This week, U.S. Sen. Marco Rubio, R-Fla., brought out the “Defending Freedom of Conscience for Cadets and Midshipmen Act.”
U.S. Sen. Rick Scott, R-Fla., and 10 other Senate Republicans co-sponsored Rubio’s proposal.
“The legislation would protect cadets and midshipmen at the U.S. Air Force Academy (USAFA), U.S. Naval Academy, U.S. Military Academy, U.S. Coast Guard Academy, and U.S. Merchant Marine Academy from being punished for their choice to not receive the COVID-19 vaccine. USAFA recently announced that unvaccinated seniors would not be commissioned. Cadets and midshipmen who do not commission could be forced to repay tuition, room, and board expenses for their time at the Academy,” Rubio’s office noted.
“It is outrageous to punish young men and women who want nothing more than to serve their nation,” Rubio said. “These are the types of ridiculous, unnecessarily punitive measures that discourage patriotic Americans from joining the military. The Academy should stop playing politics and focus on preparing cadets and midshipmen for their future service.”

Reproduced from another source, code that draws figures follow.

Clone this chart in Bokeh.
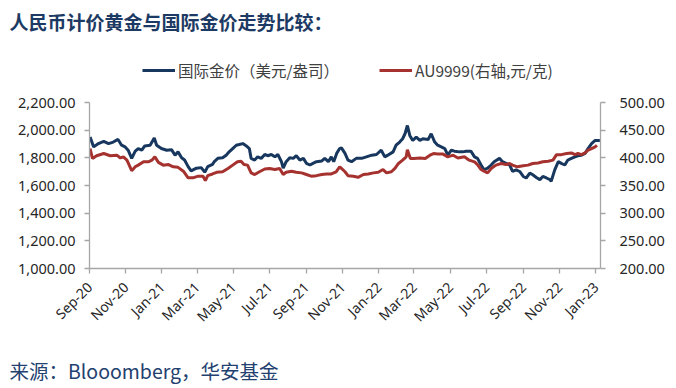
import math
import pandas as pd
from bokeh.plotting import figure
from bokeh.models import (Range1d, LinearAxis, FixedTicker, NumeralTickFormatter,
                          DatetimeTickFormatter, Legend, LegendItem, Title, ColumnDataSource)
from bokeh.embed import file_html
from bokeh.resources import INLINE

# ---------------- data ----------------
tick_labels = ["Sep-20", "Nov-20", "Jan-21", "Mar-21", "May-21", "Jul-21", "Sep-21", "Nov-21",
               "Jan-22", "Mar-22", "May-22", "Jul-22", "Sep-22", "Nov-22", "Jan-23"]
left_ticks = [1000, 1200, 1400, 1600, 1800, 2000, 2200]
right_ticks = [200, 250, 300, 350, 400, 450, 500]

intl_dates = [
    "2020-09-02", "2020-09-08", "2020-09-16", "2020-09-25", "2020-10-03", "2020-10-11", "2020-10-19", "2020-10-25", "2020-10-31", "2020-11-05",
    "2020-11-11", "2020-11-17", "2020-11-22", "2020-11-28", "2020-12-03", "2020-12-12", "2020-12-19", "2020-12-23", "2020-12-31", "2021-01-09",
    "2021-01-17", "2021-01-23", "2021-01-28", "2021-02-03", "2021-02-08", "2021-02-14", "2021-02-19", "2021-02-28", "2021-03-08", "2021-03-14",
    "2021-03-19", "2021-03-27", "2021-03-30", "2021-04-05", "2021-04-13", "2021-04-19", "2021-04-24", "2021-04-30", "2021-05-06", "2021-05-11",
    "2021-05-17", "2021-05-23", "2021-05-28", "2021-05-31", "2021-06-06", "2021-06-11", "2021-06-17", "2021-06-23", "2021-06-28", "2021-07-04",
    "2021-07-10", "2021-07-15", "2021-07-21", "2021-07-24", "2021-07-29", "2021-08-04", "2021-08-10", "2021-08-15", "2021-08-21", "2021-08-27",
    "2021-09-01", "2021-09-07", "2021-09-12", "2021-09-18", "2021-09-27", "2021-10-02", "2021-10-08", "2021-10-13", "2021-10-17", "2021-10-22",
    "2021-10-27", "2021-10-30", "2021-11-05", "2021-11-10", "2021-11-16", "2021-11-24", "2021-12-03", "2021-12-11", "2021-12-20", "2021-12-28",
    "2022-01-05", "2022-01-11", "2022-01-16", "2022-01-25", "2022-01-30", "2022-02-05", "2022-02-10", "2022-02-14", "2022-02-18", "2022-02-22",
    "2022-02-27", "2022-03-05", "2022-03-11", "2022-03-16", "2022-03-25", "2022-03-30", "2022-04-05", "2022-04-10", "2022-04-16", "2022-04-22",
    "2022-04-27", "2022-05-03", "2022-05-08", "2022-05-17", "2022-05-22", "2022-05-28", "2022-06-05", "2022-06-11", "2022-06-16", "2022-06-22",
    "2022-06-27", "2022-07-03", "2022-07-09", "2022-07-14", "2022-07-23", "2022-07-28", "2022-08-03", "2022-08-09", "2022-08-14", "2022-08-20",
    "2022-08-26", "2022-09-01", "2022-09-06", "2022-09-12", "2022-09-17", "2022-09-23", "2022-09-29", "2022-10-04", "2022-10-10", "2022-10-16",
    "2022-10-18", "2022-10-24", "2022-10-30", "2022-11-04", "2022-11-10", "2022-11-15", "2022-11-21", "2022-11-27", "2022-12-02", "2022-12-08",
    "2022-12-14", "2022-12-19", "2022-12-25", "2022-12-31", "2023-01-05", "2023-01-08",
]
intl_gold = [  # USD / oz, left axis
    1951, 1880, 1904, 1920, 1904, 1915, 1934, 1892, 1880, 1856,
    1797, 1849, 1868, 1856, 1887, 1892, 1944, 1892, 1868, 1856,
    1860, 1820, 1844, 1801, 1785, 1737, 1707, 1726, 1730, 1697,
    1737, 1754, 1773, 1797, 1801, 1820, 1844, 1868, 1892, 1897,
    1904, 1887, 1868, 1797, 1785, 1808, 1797, 1825, 1816, 1825,
    1808, 1825, 1773, 1726, 1773, 1801, 1797, 1816, 1785, 1797,
    1761, 1749, 1761, 1773, 1778, 1797, 1773, 1808, 1773, 1833,
    1868, 1873, 1833, 1785, 1773, 1797, 1797, 1808, 1820, 1825,
    1856, 1808, 1820, 1844, 1892, 1915, 1939, 1975, 2035, 1963,
    1927, 1951, 1927, 1939, 1934, 1975, 1915, 1892, 1880, 1868,
    1820, 1856, 1849, 1844, 1844, 1849, 1849, 1808, 1797, 1749,
    1714, 1726, 1749, 1773, 1797, 1773, 1761, 1749, 1702, 1714,
    1702, 1666, 1655, 1690, 1678, 1659, 1643, 1666, 1655, 1643,
    1631, 1714, 1773, 1761, 1749, 1785, 1797, 1808, 1816, 1820,
    1833, 1868, 1904, 1927, 1927, 1927,
]

au_dates = [
    "2020-09-02", "2020-09-06", "2020-09-13", "2020-09-25", "2020-10-06", "2020-10-17", "2020-10-23", "2020-10-28", "2020-11-03", "2020-11-11",
    "2020-11-17", "2020-11-22", "2020-12-01", "2020-12-09", "2020-12-15", "2020-12-20", "2020-12-26", "2021-01-03", "2021-01-12", "2021-01-20",
    "2021-01-28", "2021-02-06", "2021-02-14", "2021-02-22", "2021-03-03", "2021-03-11", "2021-03-15", "2021-03-19", "2021-03-27", "2021-04-03",
    "2021-04-13", "2021-04-22", "2021-04-30", "2021-05-08", "2021-05-14", "2021-05-19", "2021-05-25", "2021-05-31", "2021-06-06", "2021-06-14",
    "2021-06-23", "2021-07-01", "2021-07-10", "2021-07-18", "2021-07-24", "2021-07-29", "2021-08-07", "2021-08-15", "2021-08-24", "2021-09-01",
    "2021-09-09", "2021-09-18", "2021-09-27", "2021-10-05", "2021-10-13", "2021-10-21", "2021-10-27", "2021-10-30", "2021-11-05", "2021-11-10",
    "2021-11-19", "2021-11-27", "2021-12-06", "2021-12-14", "2021-12-23", "2021-12-31", "2022-01-08", "2022-01-14", "2022-01-22", "2022-01-28",
    "2022-02-03", "2022-02-10", "2022-02-16", "2022-02-18", "2022-02-23", "2022-03-01", "2022-03-11", "2022-03-20", "2022-03-28", "2022-04-03",
    "2022-04-10", "2022-04-19", "2022-04-27", "2022-05-06", "2022-05-14", "2022-05-25", "2022-06-02", "2022-06-11", "2022-06-16", "2022-06-22",
    "2022-06-27", "2022-07-03", "2022-07-09", "2022-07-17", "2022-07-26", "2022-08-03", "2022-08-09", "2022-08-14", "2022-08-22", "2022-09-01",
    "2022-09-09", "2022-09-17", "2022-09-26", "2022-10-04", "2022-10-13", "2022-10-21", "2022-10-27", "2022-11-04", "2022-11-13", "2022-11-21",
    "2022-11-27", "2022-12-02", "2022-12-08", "2022-12-14", "2022-12-19", "2022-12-25", "2022-12-31", "2023-01-03",
]
au9999 = [  # CNY / g, right axis
    417, 399, 404, 408, 404, 405, 400, 402, 396, 377,
    384, 387, 393, 393, 396, 402, 392, 387, 388, 384,
    383, 376, 364, 364, 367, 367, 359, 368, 371, 374,
    375, 381, 387, 393, 394, 388, 387, 373, 370, 375,
    380, 381, 379, 381, 370, 374, 376, 374, 373, 370,
    367, 368, 370, 371, 371, 375, 384, 381, 375, 368,
    367, 365, 370, 371, 373, 374, 379, 373, 375, 381,
    390, 396, 402, 415, 399, 399, 400, 399, 405, 408,
    407, 407, 402, 405, 400, 402, 396, 393, 388, 379,
    376, 373, 381, 387, 390, 388, 390, 387, 384, 386,
    387, 390, 391, 393, 394, 396, 406, 406, 408, 409,
    406, 408, 406, 409, 414, 417, 420, 423,
]

series_names = ["国际金价（美元/盎司）", "AU9999(右轴,元/克)"]
title_text = "人民币计价黄金与国际金价走势比较："
source_text = "来源：Blooomberg，华安基金"

# ---------------- layout / styling ----------------
BLUE = "#17375E"
RED = "#A5322F"
AXIS = "#A6A6A6"
FONT = "Noto Sans"
CJK = "Noto Sans CJK SC"

W, H = 676, 388
FRAME_L, FRAME_R = 89, 600          # page pixels of the plotting frame
AXIS_TOP, FRAME_B = 102, 270        # top of the value axes, bottom of frame
FRAME_T = 38                        # frame extended upward to hold the legend
stretch = (FRAME_B - FRAME_T) / (FRAME_B - AXIS_TOP)

y_lo, y_hi = left_ticks[0], left_ticks[-1]
r_lo, r_hi = right_ticks[0], right_ticks[-1]

src_i = ColumnDataSource(dict(d=pd.to_datetime(intl_dates), v=intl_gold))
src_a = ColumnDataSource(dict(d=pd.to_datetime(au_dates), v=au9999))

p = figure(width=W, height=H, x_axis_type="datetime", output_backend="svg",
           toolbar_location=None,
           x_range=Range1d(pd.Timestamp("2020-09-01"), pd.Timestamp("2023-01-09")),
           y_range=Range1d(y_lo, y_lo + (y_hi - y_lo) * stretch),
           min_border_left=FRAME_L, min_border_right=W - FRAME_R,
           min_border_top=FRAME_T, min_border_bottom=H - FRAME_B)
p.extra_y_ranges = {"r": Range1d(r_lo, r_lo + (r_hi - r_lo) * stretch)}

p.xgrid.visible = False
p.ygrid.visible = False
p.outline_line_color = None
p.background_fill_color = "white"
p.border_fill_color = "white"

ri = p.line("d", "v", source=src_i, line_color=BLUE, line_width=3)
ra = p.line("d", "v", source=src_a, line_color=RED, line_width=3, y_range_name="r")

# right axis
rax = LinearAxis(y_range_name="r")
p.add_layout(rax, "right")

tick_ms = [t.value // 10**6 for t in pd.to_datetime(tick_labels, format="%b-%y")]
p.xaxis.ticker = FixedTicker(ticks=tick_ms)
fmt = "%b-%y"
p.xaxis.formatter = DatetimeTickFormatter(days=fmt, months=fmt, years=fmt, hours=fmt,
                                          minutes=fmt, seconds=fmt, milliseconds=fmt,
                                          minsec=fmt, hourmin=fmt)
p.xaxis.major_label_orientation = math.pi / 4
# an invisible axis label only reserves space between the axis and the source note
p.xaxis.axis_label = " "
p.xaxis.axis_label_text_font_size = "8px"
p.xaxis.axis_label_standoff = 2

p.yaxis[0].ticker = FixedTicker(ticks=left_ticks)
p.yaxis[0].formatter = NumeralTickFormatter(format="0,0.00")
p.yaxis[0].bounds = (y_lo, y_hi)
rax.ticker = FixedTicker(ticks=right_ticks)
rax.formatter = NumeralTickFormatter(format="0.00")
rax.bounds = (r_lo, r_hi)

for ax in [p.xaxis[0], p.yaxis[0], rax]:
    ax.axis_line_color = AXIS
    ax.axis_line_width = 1.3
    ax.major_tick_line_color = AXIS
    ax.major_tick_line_width = 1.3
    ax.major_tick_out = 5
    ax.major_tick_in = 0
    ax.minor_tick_line_color = None
    ax.major_label_text_font = FONT
    ax.major_label_text_font_size = "14.5px"
    ax.major_label_text_color = "#262626"
p.yaxis[0].major_label_standoff = 9
rax.major_label_standoff = 14
p.xaxis.major_label_text_font_size = "14px"
p.xaxis.major_label_standoff = 11

# legend placed in the upper (empty) part of the frame
legend = Legend(items=[LegendItem(label=series_names[0], renderers=[ri]),
                       LegendItem(label=series_names[1], renderers=[ra])],
                orientation="horizontal", location=(53, 187))
legend.label_text_font = CJK
legend.label_text_font_size = "15.5px"
legend.label_text_color = "#404040"
legend.glyph_width = 33
legend.glyph_height = 20
legend.label_standoff = 3
legend.spacing = 40
legend.padding = 0
legend.margin = 0
legend.border_line_color = None
legend.background_fill_alpha = 0
p.add_layout(legend)

# title
p.title.text = title_text
p.title.align = "left"
p.title.offset = -80
p.title.text_font = CJK
p.title.text_font_size = "19px"
p.title.text_font_style = "bold"
p.title.text_color = "#1C3A63"
p.title.standoff = 10

# footer
footer = Title(text=source_text, align="left", offset=-80, text_font=CJK,
               text_font_size="19.5px", text_font_style="normal", text_color="#23416F",
               standoff=8)
p.add_layout(footer, "below")

open("out.html", "w").write(file_html(p, INLINE))
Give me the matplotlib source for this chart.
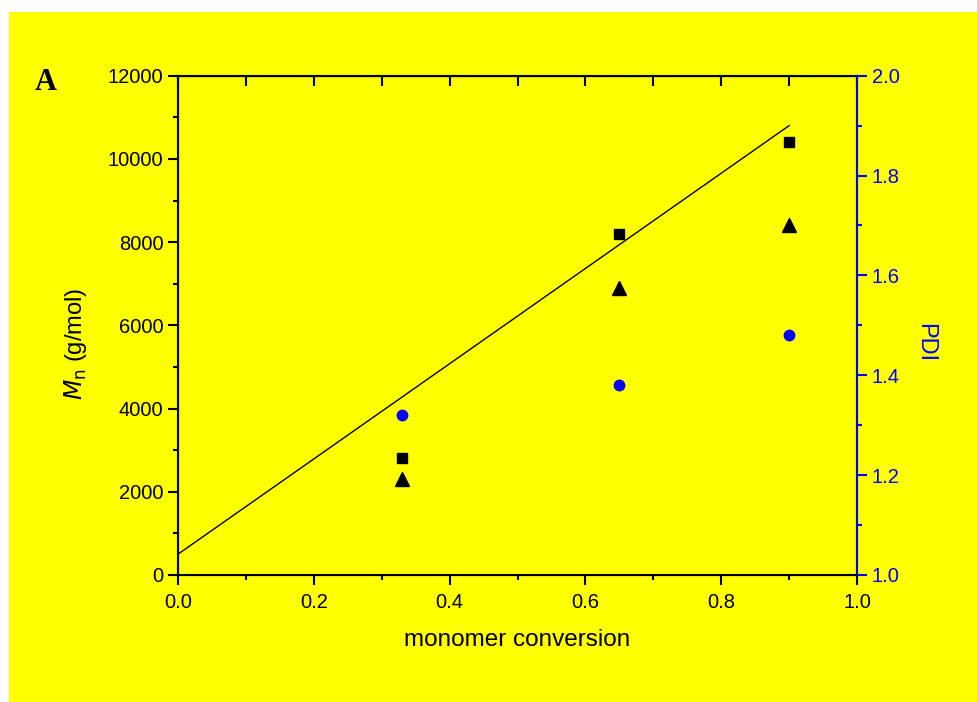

“It is shameful to punish these cadets and diminish their commitment to serve our nation over a single personal health decision,” Scott said. “I am proud to join Senator Rubio on this common-sense measure to protect the cadets and midshipmen of our nation’s service academies.”
U.S. Rep. Doug Lamborn, R-Col., will take up the companion measure in the U.S. House.
“The dedicated cadets and midshipmen at our military service academies deserve nothing short of our admiration and support for their decision to serve their country at a young age,” Lamborn said. “It is unfortunate that political leadership in the U.S. Department of Defense is seeking to penalize these brave Americans by preventing them from graduating or serving in the military. They are even considering asking them to pay back hundreds of thousands in tuition. It is an honor to stand up for the constitutional rights of these young men and women, and I look forward to introducing this bill in the U.S. House of Representatives.”
Rubio’s bill was sent to the U.S. Senate Armed Services Committee. With Democrats in charge of both chambers on Capitol Hill, the bill will have a hard time passing.